Know Who Likes Nazi-Punching? The Nazi.

Rebecca:

There’s been a bit of talk the last few months about “Nazi-punching,” whether there are forms of politics so evil that the correct response is not debate but, rather, pre-emptive violence. I’ve not been comfortable with that line of thought — I think as liberals we should lean to the “talk” side of politics than the war, and as folks with Mennonite leanings and heritages, we should be more cautious yet.

But there’s one person, it turns out, who really likes Nazi-punching: Richard Spencer.

You know, the Nazi-punchee*.

He’s profiled in the latest Atlantic by a former high school classmate. Toward the end of the article, he reflects on the punching incident.

He sounded vulnerable, for the first time since he’d said the St. Mark’s campaign had wounded him. “I have a right as a citizen to walk the streets and not be attacked, and I have the right to be protected,” he complained.

Spencer was obviously right when he said he should not be assaulted. But we both could taste the irony in the situation. If he hadn’t caught himself, he might have started talking about his “human right” not to be brutalized with impunity. Instead he recovered, and used the irony to his advantage. “The fact that they are excusing violence against Richard Spencer inherently means that they believe that there’s a state of exception, where we can use violence,” he said. “I think they’re actually kind of right.”

“War is politics by other means and politics is war by other means,” he said. “We don’t all want the same thing. And that’s why I think there is a kind of state of war going on.”

Not to put too fine a point on it: The Nazi-puncher accepts Spencer’s idea that liberalism has failed, and our politics is now eat-or-be-eaten.
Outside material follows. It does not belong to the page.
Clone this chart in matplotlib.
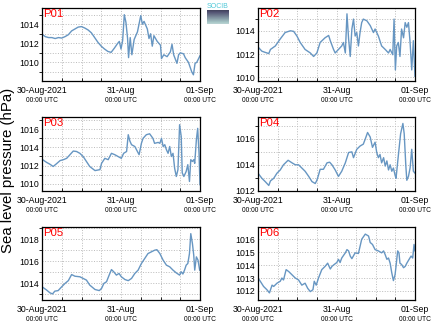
import matplotlib
matplotlib.use('Agg')
import matplotlib.pyplot as plt
import numpy as np
from matplotlib.ticker import MultipleLocator, FixedLocator

plt.rcParams['font.family'] = ['Liberation Sans', 'DejaVu Sans']

# hours since 30-Aug-2021 00:00 UTC and sea level pressure (hPa) per station
p01_h = [0, 1, 2, 3, 4, 5, 6, 7, 8, 9, 10, 11, 12, 13, 14, 15, 16, 17, 18, 19, 20, 21, 22, 23,
         23.5, 24, 24.5, 25, 25.5, 26, 26.3, 26.8, 27.3, 28, 29, 30, 30.5, 31, 32, 32.5, 33, 33.5,
         34, 35, 36, 36.3, 37, 38, 39, 39.5, 40, 41, 41.5, 42, 43, 43.5, 44.5, 45.5, 46, 46.5, 47, 48]
p01_v = [1012.95, 1012.7, 1012.6, 1012.6, 1012.5, 1012.6, 1012.55, 1012.7, 1012.9, 1013.3, 1013.5,
         1013.7, 1013.75, 1013.6, 1013.4, 1013.1, 1012.6, 1012.1, 1011.7, 1011.4, 1011.15, 1011.05,
         1011.5, 1012.0, 1012.2, 1011.4, 1012.3, 1015.0, 1014.2, 1012.5, 1010.5, 1012.6, 1010.8,
         1012.4, 1013.2, 1014.9, 1014.0, 1014.3, 1013.5, 1012.5, 1013.0, 1011.7, 1012.8, 1012.2,
         1011.8, 1010.4, 1010.8, 1010.6, 1011.1, 1011.9, 1010.8, 1009.9, 1010.8, 1011.0, 1010.9,
         1010.5, 1010.0, 1009.0, 1008.7, 1009.9, 1010.0, 1010.7]

p02_h = [0.2, 1.2, 2.2, 3.3, 3.8, 5.3, 6.8, 8.3, 9.9, 10.9, 11.9, 12.9, 14.4, 16.0, 17.0, 18.0,
         19.0, 20.5, 21.6, 22.1, 23.1, 23.6, 24.6, 25.6, 26.1, 26.7, 27.2, 27.7, 28.2, 28.7, 29.2,
         29.7, 30.2, 30.7, 31.2, 31.7, 32.2, 33.3, 34.3, 35.3, 35.8, 36.8, 37.8, 38.9, 39.9, 40.4,
         41.2, 41.6, 42.0, 42.4, 42.9, 43.4, 43.9, 44.5, 45.0, 45.5, 46.0, 46.5, 47.0, 47.5, 48.0]
p02_v = [1012.55, 1012.25, 1012.15, 1012.05, 1012.4, 1012.7, 1013.3, 1013.85, 1014.0, 1013.95,
         1013.55, 1013.0, 1012.4, 1012.1, 1011.8, 1012.1, 1013.0, 1013.4, 1013.6, 1013.15, 1012.4,
         1012.1, 1012.4, 1012.7, 1013.0, 1012.1, 1015.45, 1013.3, 1011.8, 1014.15, 1015.0, 1013.55,
         1013.85, 1012.7, 1013.85, 1014.7, 1015.0, 1014.85, 1014.45, 1013.85, 1014.15, 1013.55,
         1012.7, 1012.4, 1012.1, 1012.4, 1011.95, 1015.0, 1010.65, 1012.7, 1013.0, 1011.8, 1014.15,
         1013.4, 1014.7, 1014.3, 1014.7, 1013.0, 1010.65, 1013.15, 1010.1]

p03_h = [0, 1.4, 2.4, 3.4, 4.4, 5.5, 6.5, 7.5, 8.5, 9.5, 10.5, 11.5, 12.5, 13.5, 14.5, 16.1, 17.6,
         18.1, 19.1, 20.1, 21.1, 22.1, 23.1, 24.1, 24.8, 25.7, 26.2, 26.7, 27.2, 28.2, 28.7, 29.5,
         30.2, 30.7, 31.7, 32.7, 33.7, 34.2, 35.3, 35.8, 36.3, 36.8, 37.3, 37.8, 38.3, 38.8, 39.3,
         39.8, 40.3, 40.8, 41.3, 41.8, 42.3, 42.6, 43.1, 43.8, 44.3, 44.8, 45.2, 45.7, 46.1, 46.4,
         46.9, 47.3, 47.7, 48.0]
p03_v = [1012.7, 1012.35, 1012.15, 1011.9, 1012.2, 1012.55, 1012.65, 1012.8, 1013.2, 1013.6,
         1013.55, 1013.35, 1013.0, 1012.45, 1011.9, 1011.45, 1011.55, 1012.25, 1012.8, 1012.65,
         1013.35, 1013.2, 1013.0, 1012.8, 1013.35, 1013.55, 1015.4, 1014.7, 1014.3, 1014.1, 1013.75,
         1013.2, 1014.45, 1015.0, 1015.4, 1015.5, 1015.0, 1014.45, 1014.55, 1014.45, 1015.0, 1014.1,
         1014.3, 1013.75, 1013.35, 1014.1, 1013.0, 1013.35, 1011.7, 1010.8, 1011.55, 1016.5, 1015.2,
         1011.2, 1010.8, 1011.35, 1012.1, 1010.25, 1012.65, 1012.45, 1012.65, 1012.25, 1014.85,
         1016.1, 1013.35, 1009.9]

p04_h = [0, 1.2, 2.2, 3.3, 3.8, 4.8, 5.8, 6.8, 7.8, 9.2, 10.4, 11.4, 12.4, 13.4, 14.4, 15.5, 16.5,
         17.5, 18.0, 18.5, 19.0, 20.0, 21.1, 21.9, 22.6, 23.6, 24.6, 25.6, 26.7, 27.7, 28.7, 29.2,
         30.2, 31.2, 32.2, 32.8, 33.5, 34.3, 35.0, 35.8, 36.3, 36.8, 37.3, 37.8, 38.4, 38.9, 39.4,
         39.9, 40.4, 40.9, 41.4, 41.9, 42.2, 42.9, 43.6, 44.3, 44.7, 45.2, 45.5, 46.0, 46.5, 47.0,
         47.5, 48.0]
p04_v = [1013.35, 1012.95, 1012.7, 1012.4, 1012.75, 1012.95, 1013.35, 1013.6, 1014.0, 1014.35,
         1014.15, 1014.0, 1014.0, 1013.75, 1013.5, 1013.1, 1012.7, 1012.55, 1012.8, 1013.2, 1013.65,
         1013.65, 1014.15, 1014.2, 1014.0, 1013.6, 1013.1, 1013.5, 1014.15, 1014.95, 1015.0, 1014.55,
         1015.2, 1015.45, 1015.6, 1016.0, 1016.5, 1016.15, 1015.35, 1015.75, 1014.95, 1014.55, 1014.8,
         1014.15, 1014.55, 1013.9, 1014.3, 1013.6, 1014.0, 1013.5, 1013.75, 1013.2, 1012.95, 1014.7,
         1016.4, 1017.2, 1016.4, 1013.9, 1012.8, 1013.1, 1013.75, 1015.2, 1013.5, 1013.35]

p05_h = [0, 1.4, 2.4, 3.2, 3.9, 4.9, 6.0, 7.0, 8.0, 9.0, 10.0, 11.5, 12.5, 13.5, 14.5, 16.1, 17.4,
         18.1, 18.8, 19.6, 20.4, 21.1, 21.8, 22.6, 23.4, 24.1, 25.2, 26.2, 27.2, 28.2, 29.2, 30.2,
         31.2, 32.2, 33.2, 34.2, 34.9, 35.8, 36.8, 37.8, 38.8, 39.8, 40.8, 41.8, 42.3, 42.8, 43.3,
         43.8, 44.3, 44.8, 45.2, 45.7, 46.1, 46.4, 46.9, 47.4, 47.9]
p05_v = [1013.7, 1013.4, 1013.15, 1013.05, 1013.3, 1013.35, 1013.7, 1014.0, 1014.25, 1014.8,
         1014.65, 1014.6, 1014.45, 1014.3, 1013.85, 1013.45, 1013.35, 1013.55, 1014.0, 1014.15,
         1014.75, 1015.25, 1015.05, 1014.75, 1014.9, 1014.6, 1014.35, 1014.25, 1014.45, 1014.9,
         1015.2, 1015.8, 1016.25, 1016.7, 1016.85, 1017.0, 1017.05, 1016.7, 1016.1, 1015.65, 1015.5,
         1015.2, 1014.95, 1014.75, 1015.05, 1014.85, 1015.2, 1015.65, 1015.8, 1016.7, 1018.5, 1017.6,
         1016.55, 1015.2, 1016.4, 1016.1, 1015.2]

p06_h = [0, 0.7, 1.7, 2.7, 3.5, 4.3, 4.8, 5.8, 6.8, 7.3, 7.8, 8.6, 9.4, 10.4, 11.4, 12.4, 13.4,
         14.4, 15.2, 16.0, 16.8, 17.2, 17.8, 18.5, 19.5, 20.5, 21.3, 22.1, 22.6, 23.3, 24.1, 24.6,
         25.1, 25.6, 26.7, 27.2, 27.7, 28.2, 28.7, 29.7, 30.7, 31.7, 32.8, 33.8, 34.3, 35.0, 35.8,
         36.8, 37.8, 38.4, 38.9, 39.4, 39.9, 40.4, 40.9, 41.4, 41.9, 42.2, 42.7, 43.1, 43.4, 43.9,
         44.5, 45.0, 45.5, 46.2, 46.8, 47.3, 47.7, 48.0]
p06_v = [1013.0, 1012.75, 1012.35, 1012.1, 1011.85, 1012.45, 1012.35, 1012.6, 1012.75, 1013.0,
         1012.85, 1013.65, 1013.5, 1013.25, 1013.0, 1012.85, 1012.45, 1012.6, 1012.2, 1011.95,
         1012.1, 1012.75, 1012.45, 1013.0, 1013.65, 1013.9, 1014.15, 1013.7, 1013.9, 1014.05, 1014.2,
         1014.45, 1014.2, 1014.55, 1014.95, 1015.2, 1015.1, 1014.7, 1014.5, 1014.95, 1014.9, 1016.0,
         1016.4, 1016.25, 1015.75, 1015.6, 1015.2, 1015.1, 1014.95, 1015.1, 1014.8, 1014.45, 1014.55,
         1014.15, 1013.4, 1012.8, 1013.25, 1013.9, 1015.1, 1014.95, 1014.15, 1014.05, 1013.8, 1013.9,
         1014.15, 1014.45, 1014.7, 1014.55, 1015.6, 1015.1]

stations = ['P01', 'P02', 'P03', 'P04', 'P05', 'P06']
hours = [p01_h, p02_h, p03_h, p04_h, p05_h, p06_h]
values = [p01_v, p02_v, p03_v, p04_v, p05_v, p06_v]
ylims = [(1008.05, 1015.7), (1009.7, 1015.95), (1009.2, 1017.35),
         (1011.97, 1017.7), (1012.5, 1019.1), (1011.3, 1016.95)]
ystep = [2, 2, 2, 2, 2, 1]
date_labels = ['30-Aug-2021', '31-Aug', '01-Sep']
time_label = '00:00 UTC'

fig = plt.figure(figsize=(4.34, 3.27), dpi=100)
col_x = [42 / 434, 258 / 434]
col_w = [158 / 434, 157 / 434]
row_y = [1 - 81 / 327, 1 - 191 / 327, 1 - 300 / 327]
row_h = [73 / 327, 74 / 327, 73 / 327]

for i, name in enumerate(stations):
    r, c = i // 2, i % 2
    ax = fig.add_axes([col_x[c], row_y[r], col_w[c], row_h[r]])
    ax.plot(hours[i], values[i], color='#6796c2', lw=1.0)
    ax.set_xlim(0, 48)
    ax.set_ylim(*ylims[i])
    ax.xaxis.set_major_locator(FixedLocator([0, 24, 48]))
    ax.xaxis.set_minor_locator(MultipleLocator(6))
    ax.set_xticklabels(date_labels, fontsize=6.3)
    ax.yaxis.set_major_locator(MultipleLocator(ystep[i]))
    ax.yaxis.set_minor_locator(MultipleLocator(1))
    ax.tick_params(axis='y', labelsize=6.3, length=0, pad=2)
    ax.tick_params(axis='x', which='major', length=0, pad=3.5)
    ax.tick_params(axis='x', which='minor', direction='in', length=2, width=0.6)
    ax.grid(True, which='both', color='#bbbbbb', linestyle=':', linewidth=0.7)
    for s in ax.spines.values():
        s.set_linewidth(0.9)
    for t in [0, 24, 48]:
        ax.annotate(time_label, xy=(t, 0), xycoords=('data', 'axes fraction'),
                    xytext=(0, -11.5), textcoords='offset points',
                    ha='center', va='top', fontsize=4.8)
    ax.text(0.01, 0.98, name, transform=ax.transAxes, color='red',
            fontsize=8.2, ha='left', va='top')

fig.text(0.018, 0.48, 'Sea level pressure (hPa)', rotation=90,
         ha='center', va='center', fontsize=10.8)

# small logo in the top centre
lax = fig.add_axes([207 / 434, 1 - 24 / 327, 22 / 434, 14 / 327])
grad = np.linspace(0, 1, 20).reshape(-1, 1)
lax.imshow(grad, aspect='auto', cmap='bone', vmin=-0.6, vmax=1.4)
lax.axis('off')
fig.text(218 / 434, 1 - 6 / 327, 'SOCIB', color='#4fc8d8', fontsize=5,
         ha='center', va='center')

fig.savefig('out.png', dpi=100)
He makes this idea clear elsewhere in the article:

The other German forerunner Spencer claims is Carl Schmitt (1888–1985), who was, for a time, the court political philosopher of the Third Reich. Schmitt’s work has enjoyed a renaissance recently, and even liberals have found it useful, in part as a worthy oppositional philosophy that has forced them to improve their own. Spencer is hardly Schmitt’s heir. But his reading of Schmitt is fair and reasonably nuanced.

“There’s this notion of parliament as an ‘endless debate,’ ” Spencer explained over lunch. Liberalism accepts that disagreement is part of the political process, and that people who disagree profoundly can live together. [Emphasis added: Joel] But eventually, Schmitt argued, the parliamentary debate does end, and someone gets his way while someone else does not. The state’s job is to provide not the coffeehouse for the debate, but the threat of a beating to compel the loser to accept the result. “Politics is inherently brutal,” Spencer told me. “It’s nonconsensual by its very nature. The state is crystallized violence.”
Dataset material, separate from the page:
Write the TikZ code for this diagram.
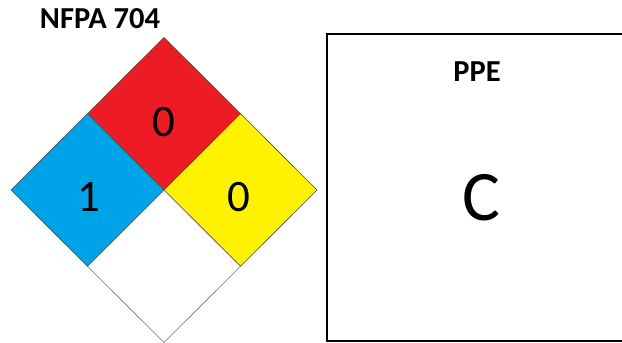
\documentclass[tikz,border=0pt]{standalone}
\usepackage{fontspec}
\setmainfont{Carlito}
\usetikzlibrary{calc}
\begin{document}
\begin{tikzpicture}[x=1pt,y=-1pt,
  cell/.style={draw=black!70,line width=0.6pt,line join=miter},
  digit/.style={font=\fontsize{45}{45}\selectfont,text=black,inner sep=0pt},
  title/.style={font=\bfseries\fontsize{30.5}{30.5}\selectfont,inner sep=0pt}]
\useasboundingbox (0,0) rectangle (622,343);
\begin{scope}
\clip (0,0) rectangle (622,343);
% diamond corners
\coordinate (T) at (164,37.5);
\coordinate (L) at (11,190);
\coordinate (R) at (317,190);
\coordinate (B) at (164,342.5);
\coordinate (C) at (164,190);
\coordinate (TL) at ($(T)!0.5!(L)$);
\coordinate (TR) at ($(T)!0.5!(R)$);
\coordinate (BL) at ($(B)!0.5!(L)$);
\coordinate (BR) at ($(B)!0.5!(R)$);
\fill[white] (T) -- (R) -- (B) -- (L) -- cycle;
\filldraw[cell,fill={rgb,255:red,237;green,28;blue,36}] (T) -- (TR) -- (C) -- (TL) -- cycle;
\filldraw[cell,fill={rgb,255:red,0;green,162;blue,232}] (L) -- (TL) -- (C) -- (BL) -- cycle;
\filldraw[cell,fill={rgb,255:red,255;green,242;blue,0}] (R) -- (TR) -- (C) -- (BR) -- cycle;
\draw[cell,draw=black!55] (C) -- (BR) -- (B) -- (BL) -- cycle;
% PPE box
\draw[line width=2pt] (327,33.5) rectangle (640,340.5);
\end{scope}
\node[title] (nfpa) at (100,19) {NFPA 704};
\node[digit] (fire) at (164,122) {0};
\node[digit] (health) at (89,197) {1};
\node[digit] (react) at (239,197) {0};
\node[title] (ppe) at (477,72) {PPE};
\node[font=\fontsize{71}{71}\selectfont,inner sep=0pt] (ppec) at (481,198) {C};
\end{tikzpicture}
\end{document}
If he’s right, if the Nazi-punchers who have accepted that logic is right, then we’ve already lost a great deal of what we’re supposedly trying to preserve in this country.

And listen: He might be right. We seem to have lost our ability to disagree profoundly and live together. Maybe that ability was an illusion that served the power and control of the people in charge. Probably.

If so, I can’t help but think it was a slightly useful illusion. Not always, and not for everybody, but we’ve survived some cataclysmic politics over the centuries and have only one Civil War to show for it. Me? I’d rather keep testing ideas and debating them than see which side has the best set of punchers. The best ideas don’t win that fight, just the best punchers.

We can’t let the Spencers of the world take charge. The danger – the danger I keep railing against – is that in resisting that prospect, we become the thing we said we hate. In this case, it couldn’t be more true: When you punch Richard Spencer, you’re acting in accordance with his philosophy. Not the race part, certainly, but the rest of it.

That would give me pause.

—Joel

* He doesn’t like to be called a Nazi, but as The Atlantic notes, his ideas are pretty Nazi-ish. And Jesus, that haircut.